The time and place of the predicted impact agree very well with a number of atmospheric entry observations including those from U.S. government satellites, infrasound signals from at least one ground station, images from the Meteosat 8 weather satellite and a sighting by a KLM airline pilot flying over Chad.

The latest JPL trajectory estimate, which carefully considers all available data, including some measurements not available until after the event, is accurate to within a few kilometers at the time of atmospheric entry.

This dramatic prediction of an actual impact underscored the successful evolution of the Near-Earth Object (NEO) Program's discovery and orbit prediction process. The discovery was made, observations were provided by 26 international observatories, the orbit and impact computations were determined, verified and announced well before the impact, which took place only 20.5 hours after the discovery itself.

While improvements to the impact prediction process still need to be made, the system worked well for the first predicted impact by a near-Earth object.

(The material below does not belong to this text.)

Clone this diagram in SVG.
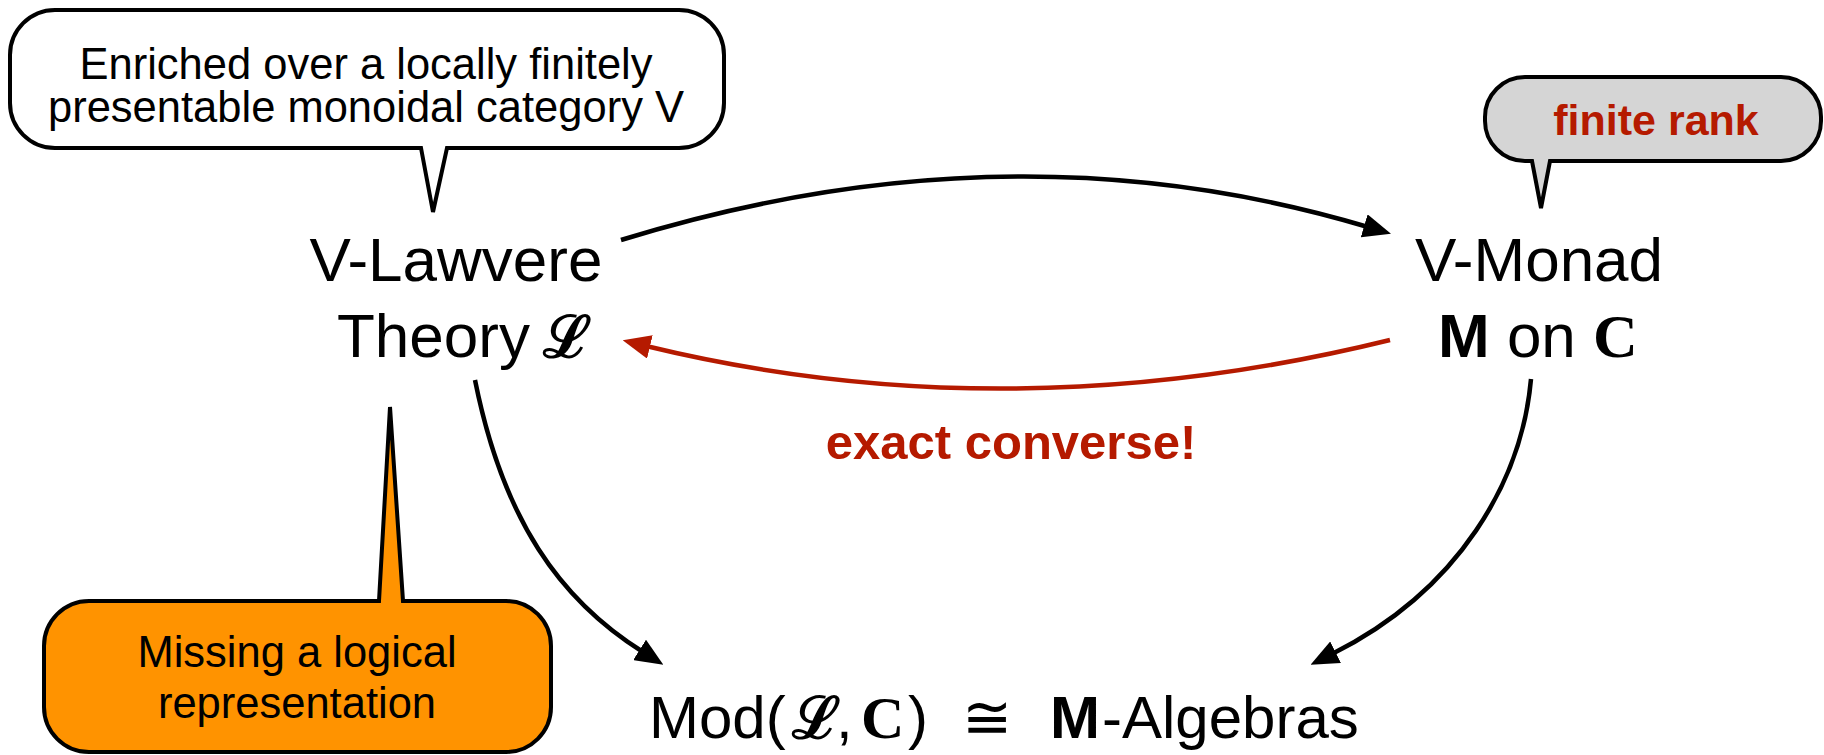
<svg xmlns="http://www.w3.org/2000/svg" width="1824" height="755" viewBox="0 0 1824 755">
  <style>
    .sans { font-family: "Liberation Sans", Arial, Helvetica, sans-serif; fill: #000; }
    .node { font-size: 62px; }
    .call { font-size: 43.5px; text-anchor: middle; }
    .red { fill: #b51a00; font-weight: bold; }
    .script { font-family: "DejaVu Serif", serif; font-style: normal; font-weight: bold; }
    .serifb { font-family: "Liberation Serif", "Times New Roman", serif; font-weight: bold; }
    .bubble { stroke: #000; stroke-width: 4; stroke-linejoin: miter; }
    .conn { fill: none; stroke-width: 4.5; }
  </style>
  <defs>
    <marker id="ah-black" markerUnits="userSpaceOnUse" markerWidth="28" markerHeight="24" viewBox="0 0 28 24" refX="4" refY="12" orient="auto">
      <path d="M0,0 L28,12 L0,24 Z" fill="#000"/>
    </marker>
    <marker id="ah-red" markerUnits="userSpaceOnUse" markerWidth="28" markerHeight="24" viewBox="0 0 28 24" refX="4" refY="12" orient="auto">
      <path d="M0,0 L28,12 L0,24 Z" fill="#b51a00"/>
    </marker>
  </defs>

  <rect width="1824" height="755" fill="#fff"/>

  <g id="connectors">
    <path class="conn" stroke="#000" d="M 621 240 Q 1010 120 1368 227" marker-end="url(#ah-black)"/>
    <path class="conn" stroke="#b51a00" d="M 1390 340 Q 1008 434 646 346" marker-end="url(#ah-red)"/>
    <path class="conn" stroke="#000" d="M 475 380 C 503 520 560 600 643 652" marker-end="url(#ah-black)"/>
    <path class="conn" stroke="#000" d="M 1531 379 C 1522 480 1460 590 1332 654" marker-end="url(#ah-black)"/>
  </g>

  <g id="callout-enriched">
    <path class="bubble" fill="#fff" stroke-width="3.5" d="M 55 10 H 679 A 45 45 0 0 1 724 55 V 103 A 45 45 0 0 1 679 148 H 447 L 433 212 L 421 148 H 55 A 45 45 0 0 1 10 103 V 55 A 45 45 0 0 1 55 10 Z"/>
    <text class="sans call" x="366" y="79">Enriched over a locally finitely</text>
    <text class="sans call" x="366" y="122">presentable monoidal category V</text>
  </g>

  <g id="callout-finite-rank">
    <path class="bubble" fill="#d5d5d5" stroke-width="3.5" d="M 1525 77 H 1781 A 40 40 0 0 1 1821 117 V 121 A 40 40 0 0 1 1781 161 H 1550 L 1541 208 L 1532 161 H 1525 A 40 40 0 0 1 1485 121 V 117 A 40 40 0 0 1 1525 77 Z"/>
    <text class="sans red" font-size="43" text-anchor="middle" x="1656" y="135">finite rank</text>
  </g>

  <g id="callout-missing">
    <path class="bubble" fill="#ff9300" d="M 89 601 H 379 L 390 407 L 403 601 H 506 A 45 45 0 0 1 551 646 V 707 A 45 45 0 0 1 506 752 H 89 A 45 45 0 0 1 44 707 V 646 A 45 45 0 0 1 89 601 Z"/>
    <text class="sans call" x="297" y="667">Missing a logical</text>
    <text class="sans call" x="297" y="718">representation</text>
  </g>

  <g id="node-lawvere">
    <text class="sans node" x="456" y="281" text-anchor="middle">V-Lawvere</text>
    <text class="sans node" x="337" y="357">Theory</text>
    <text class="script" font-size="58" x="543" y="357">ℒ</text>
  </g>

  <g id="node-monad">
    <text class="sans node" x="1539" y="281" text-anchor="middle">V-Monad</text>
    <text class="sans node" x="1438" y="357"><tspan font-weight="bold">M</tspan> on <tspan class="serifb">C</tspan></text>
  </g>

  <g id="label-exact-converse">
    <text class="sans red" font-size="49" text-anchor="middle" x="1011" y="459">exact converse!</text>
  </g>

  <g id="node-models">
    <text class="sans" font-size="60" y="738"><tspan x="649">Mod(</tspan><tspan class="script" font-size="58" x="792">ℒ</tspan><tspan x="836">,</tspan><tspan class="serifb" x="861">C</tspan><tspan x="908">)</tspan><tspan font-family="DejaVu Sans" x="962">≅</tspan><tspan font-weight="bold" x="1050">M</tspan><tspan x="1102">-Algebras</tspan></text>
  </g>
</svg>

Circumstances of the Earth impact:

The relative velocity of the 2008 TC3 as it entered the atmosphere was 12. 4 km/s. It was on a shallow, near-grazing impact, arriving from a direction 20.0 degrees above horizontal and from an azimuth of 281.6 degrees, which is nearly west to east.

Based on the measured brightness of the object in space, and assuming typical reflectance properties of near-Earth asteroids, it was estimated to be in the range of 2-5 meters in diameter. This places the kinetic energy at around 1 kiloton of TNT, give or take a factor of two.

Analyses of detections of the entry by US government satellites and ground-based very low frequency infrasound measurements also suggest a total kinetic energy of about 1 kT (Brown, 2008a,b,c; Johnson, 2008).

Harris (2008) provided information on the object's light curve, which indicates a rapidly tumbling spin state. Marek Kozubal and Ron Dantowitz, two Massachusetts amateur astronomers, observed 2008 TC3 with a fast read out photometer.

They supplied these photometric data to Al Harris who de-trended these data for 3 magnitudes of brightening, and then sent his results to Petr Pravec who ran the light curve analysis and determined the object was in a non-principal axis rotation state (i. e., it was tumbling or wobbling) with the two principal rotation periods being 97 and 49 seconds.